╭─ Information provided
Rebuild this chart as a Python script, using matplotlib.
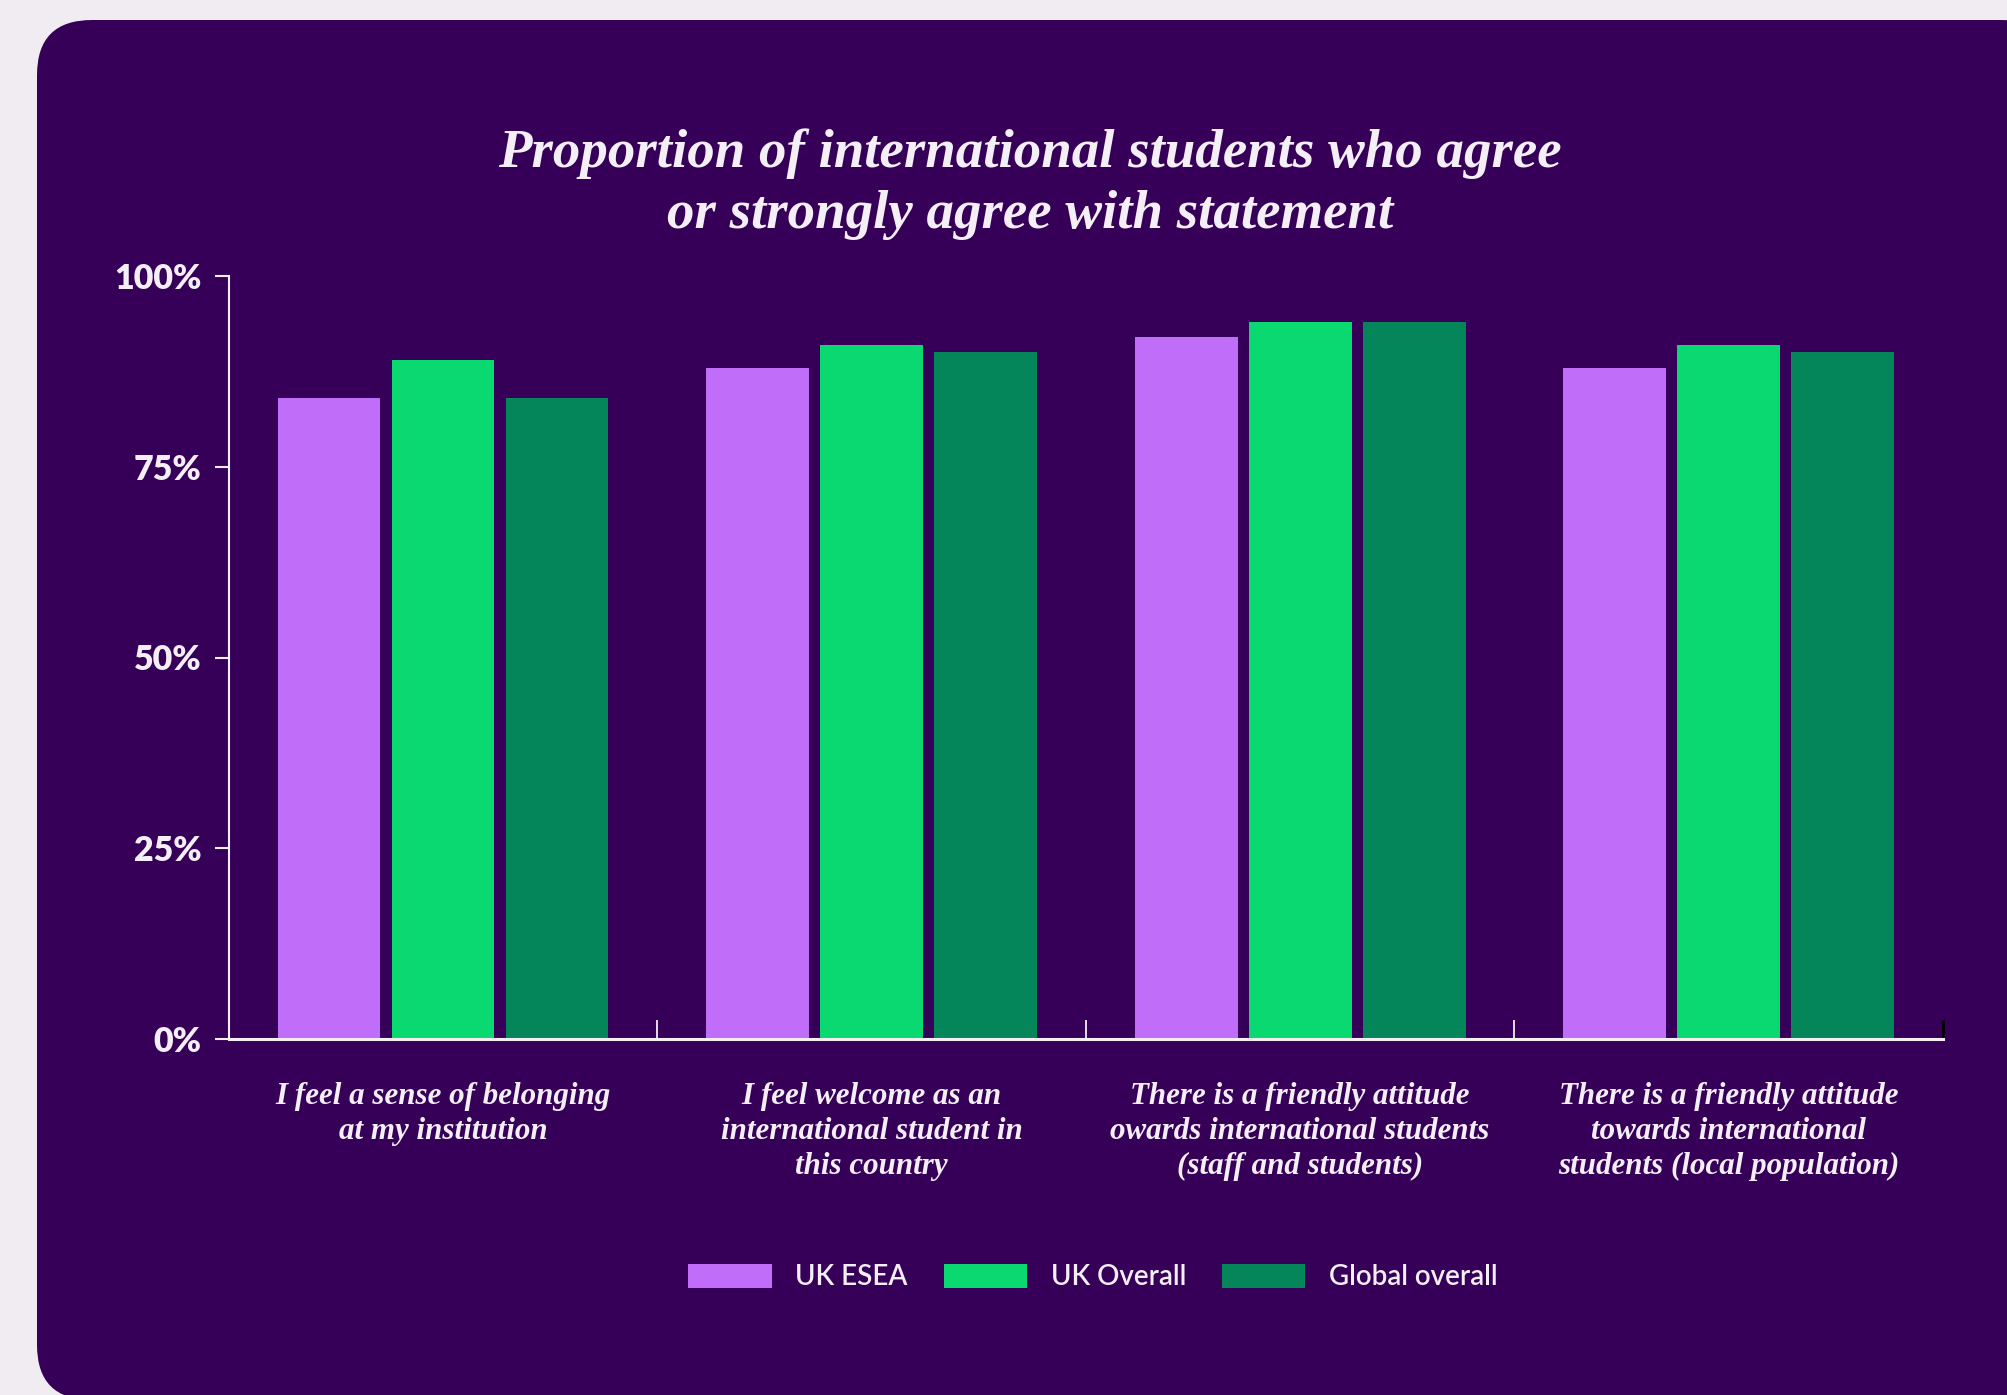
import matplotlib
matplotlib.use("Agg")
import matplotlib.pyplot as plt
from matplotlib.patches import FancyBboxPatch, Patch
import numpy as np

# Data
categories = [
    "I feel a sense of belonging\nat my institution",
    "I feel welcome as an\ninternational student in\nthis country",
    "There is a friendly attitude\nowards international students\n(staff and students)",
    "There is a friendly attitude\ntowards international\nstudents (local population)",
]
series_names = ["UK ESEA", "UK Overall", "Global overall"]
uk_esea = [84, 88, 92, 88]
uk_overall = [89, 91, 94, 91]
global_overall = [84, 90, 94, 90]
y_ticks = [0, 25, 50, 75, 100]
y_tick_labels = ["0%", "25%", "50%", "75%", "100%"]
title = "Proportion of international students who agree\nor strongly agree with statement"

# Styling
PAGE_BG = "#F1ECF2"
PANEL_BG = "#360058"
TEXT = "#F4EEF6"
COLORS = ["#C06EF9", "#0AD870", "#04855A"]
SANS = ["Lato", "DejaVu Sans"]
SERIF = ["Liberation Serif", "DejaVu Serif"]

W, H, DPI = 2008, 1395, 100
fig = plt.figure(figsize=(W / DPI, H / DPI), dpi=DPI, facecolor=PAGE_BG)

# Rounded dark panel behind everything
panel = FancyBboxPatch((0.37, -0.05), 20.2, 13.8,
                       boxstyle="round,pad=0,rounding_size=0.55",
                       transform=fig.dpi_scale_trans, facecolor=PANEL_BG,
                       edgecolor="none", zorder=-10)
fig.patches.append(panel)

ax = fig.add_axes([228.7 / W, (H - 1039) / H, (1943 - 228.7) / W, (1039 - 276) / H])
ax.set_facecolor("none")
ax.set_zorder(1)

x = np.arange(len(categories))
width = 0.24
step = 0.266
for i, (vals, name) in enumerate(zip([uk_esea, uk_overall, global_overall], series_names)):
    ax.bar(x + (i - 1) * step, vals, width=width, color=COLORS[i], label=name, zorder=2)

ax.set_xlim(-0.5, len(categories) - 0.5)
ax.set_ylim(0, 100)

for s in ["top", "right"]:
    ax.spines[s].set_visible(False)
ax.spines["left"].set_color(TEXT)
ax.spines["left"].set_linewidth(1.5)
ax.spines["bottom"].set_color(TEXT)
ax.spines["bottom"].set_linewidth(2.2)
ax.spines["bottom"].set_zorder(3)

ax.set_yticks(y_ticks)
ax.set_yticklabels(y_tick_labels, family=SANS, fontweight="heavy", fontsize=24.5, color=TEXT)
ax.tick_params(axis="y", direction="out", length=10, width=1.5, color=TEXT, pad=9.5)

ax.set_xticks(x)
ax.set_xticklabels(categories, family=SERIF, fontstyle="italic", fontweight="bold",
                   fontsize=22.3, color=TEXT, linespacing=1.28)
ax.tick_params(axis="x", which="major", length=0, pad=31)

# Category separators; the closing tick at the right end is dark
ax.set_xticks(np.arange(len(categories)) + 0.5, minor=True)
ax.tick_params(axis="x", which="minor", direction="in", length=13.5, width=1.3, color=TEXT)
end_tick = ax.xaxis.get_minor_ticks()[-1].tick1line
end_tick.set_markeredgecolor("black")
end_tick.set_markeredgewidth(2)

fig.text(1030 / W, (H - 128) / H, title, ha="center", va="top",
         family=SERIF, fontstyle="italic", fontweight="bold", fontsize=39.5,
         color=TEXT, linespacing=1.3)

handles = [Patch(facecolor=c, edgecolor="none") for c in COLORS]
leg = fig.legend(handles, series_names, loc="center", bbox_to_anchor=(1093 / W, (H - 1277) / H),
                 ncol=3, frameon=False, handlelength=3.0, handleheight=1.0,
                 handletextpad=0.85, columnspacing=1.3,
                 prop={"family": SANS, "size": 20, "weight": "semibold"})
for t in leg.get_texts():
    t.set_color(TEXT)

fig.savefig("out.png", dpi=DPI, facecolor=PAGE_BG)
╰─
*Requirements*
Repeat the lines of the listing above verbatim, beginning at its first line and ending at the line containing "import numpy as np", which is included. Omit pictures.

*Correct result*
Rebuild this chart as a Python script, using matplotlib.
import matplotlib
matplotlib.use("Agg")
import matplotlib.pyplot as plt
from matplotlib.patches import FancyBboxPatch, Patch
import numpy as np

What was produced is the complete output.